Re: [PATCH v4 16/27] tracing: Remove regular RCU context for _rcuidle tracepoints (again)

From: Steven Rostedt
Date: Fri Mar 06 2020 - 13:59:40 EST


On Fri, 6 Mar 2020 13:45:38 -0500
Joel Fernandes <joel@xxxxxxxxxxxxxxxxx> wrote:

> On Fri, Mar 06, 2020 at 12:55:00PM -0500, Steven Rostedt wrote:
> > On Fri, 6 Mar 2020 11:04:28 -0500 (EST)
> > Mathieu Desnoyers <mathieu.desnoyers@xxxxxxxxxxxx> wrote:
> >
> > > If we care about not adding those extra branches on the fast-path, there is
> > > an alternative way to do things: BPF could provide two distinct probe callbacks,
> > > one meant for rcuidle tracepoints (which would have the trace_rcu_enter/exit), and
> > > the other for the for 99% of the other callsites which have RCU watching.
> > >
> > > I would recommend performing benchmarks justifying the choice of one approach over
> > > the other though.
> >
> > I just whipped this up (haven't even tried to compile it), but this should
> > satisfy everyone. Those that register a callback that needs RCU protection
> > simply registers with one of the _rcu versions, and all will be done. And
> > since DO_TRACE is a macro, and rcuidle is a constant, the rcu protection
> > code will be compiled out for locations that it is not needed.
> >
> > With this, perf doesn't even need to do anything extra but register with
> > the "_rcu" version.
>
> Looks nice!
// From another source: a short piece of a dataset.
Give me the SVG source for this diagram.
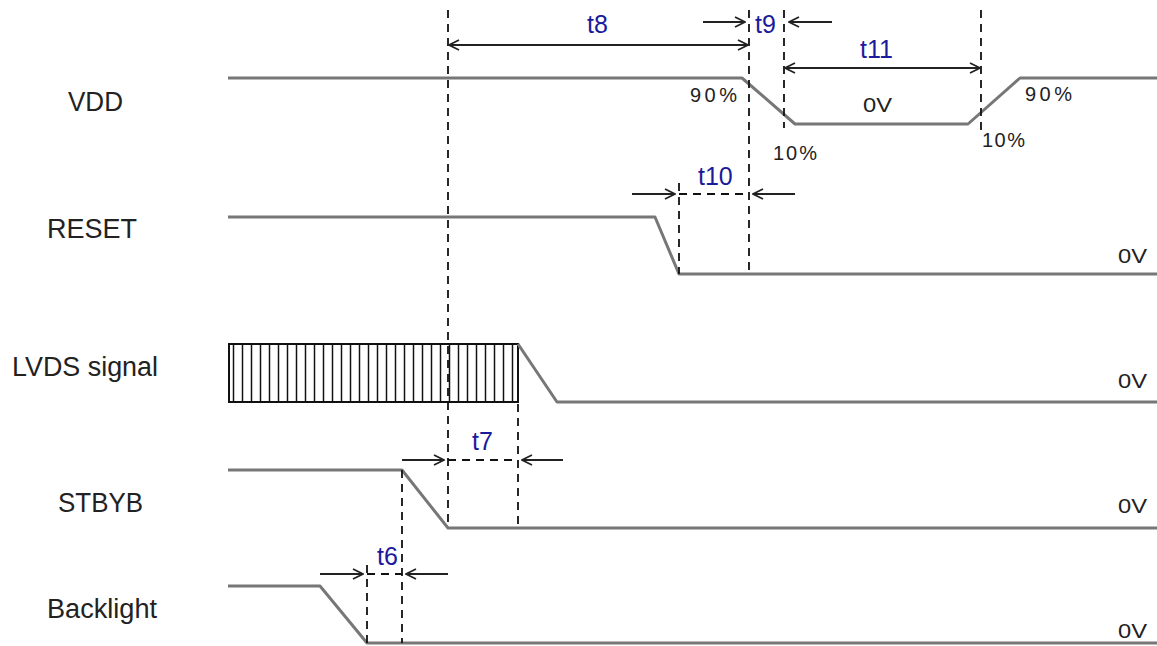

Some comments below:
>
> > -- Steve
> >
> > diff --git a/include/linux/tracepoint-defs.h b/include/linux/tracepoint-defs.h
> > index b29950a19205..582dece30170 100644
> > --- a/include/linux/tracepoint-defs.h
> > +++ b/include/linux/tracepoint-defs.h
> > @@ -25,6 +25,7 @@ struct tracepoint_func {
> > void *func;
> > void *data;
> > int prio;
> > + int requires_rcu;
> > };
> >
> > struct tracepoint {
> > diff --git a/include/linux/tracepoint.h b/include/linux/tracepoint.h
> > index 1fb11daa5c53..5f4de82ffa0f 100644
> > --- a/include/linux/tracepoint.h
> > +++ b/include/linux/tracepoint.h
> > @@ -179,25 +179,28 @@ static inline struct tracepoint *tracepoint_ptr_deref(tracepoint_ptr_t *p)
> > * For rcuidle callers, use srcu since sched-rcu \
> > * doesn't work from the idle path. \
> > */ \
> > - if (rcuidle) { \
> > + if (rcuidle) \
> > __idx = srcu_read_lock_notrace(&tracepoint_srcu);\
>
> Small addition:
> To prevent confusion, we could make more clear that SRCU here is just to
> protect the tracepoint function table and not the callbacks themselves.
>
> > - rcu_irq_enter_irqson(); \
> > - } \
> > \
> > it_func_ptr = rcu_dereference_raw((tp)->funcs); \
> > \
> > if (it_func_ptr) { \
> > do { \
> > + int rcu_flags; \
> > it_func = (it_func_ptr)->func; \
> > + if (rcuidle && \
> > + (it_func_ptr)->requires_rcu) \
> > + rcu_flags = trace_rcu_enter(); \
> > __data = (it_func_ptr)->data; \
> > ((void(*)(proto))(it_func))(args); \
> > + if (rcuidle && \
> > + (it_func_ptr)->requires_rcu) \
> > + trace_rcu_exit(rcu_flags); \
>
> Nit: If we have incurred the cost of trace_rcu_enter() once, we can call
> it only once and then call trace_rcu_exit() after the do-while loop. That way
> we pay the price only once.
>

I thought about that, but the common case is only one callback attached at
a time. To make the code complex for the non common case seemed too much
of an overkill. If we find that it does help, it's best to do that as a
separate patch because then if something goes wrong we know where it
happened.

Currently, this provides the same overhead as if each callback did it
themselves like we were proposing (but without the added need to do it for
all instances of the callback).

-- Steve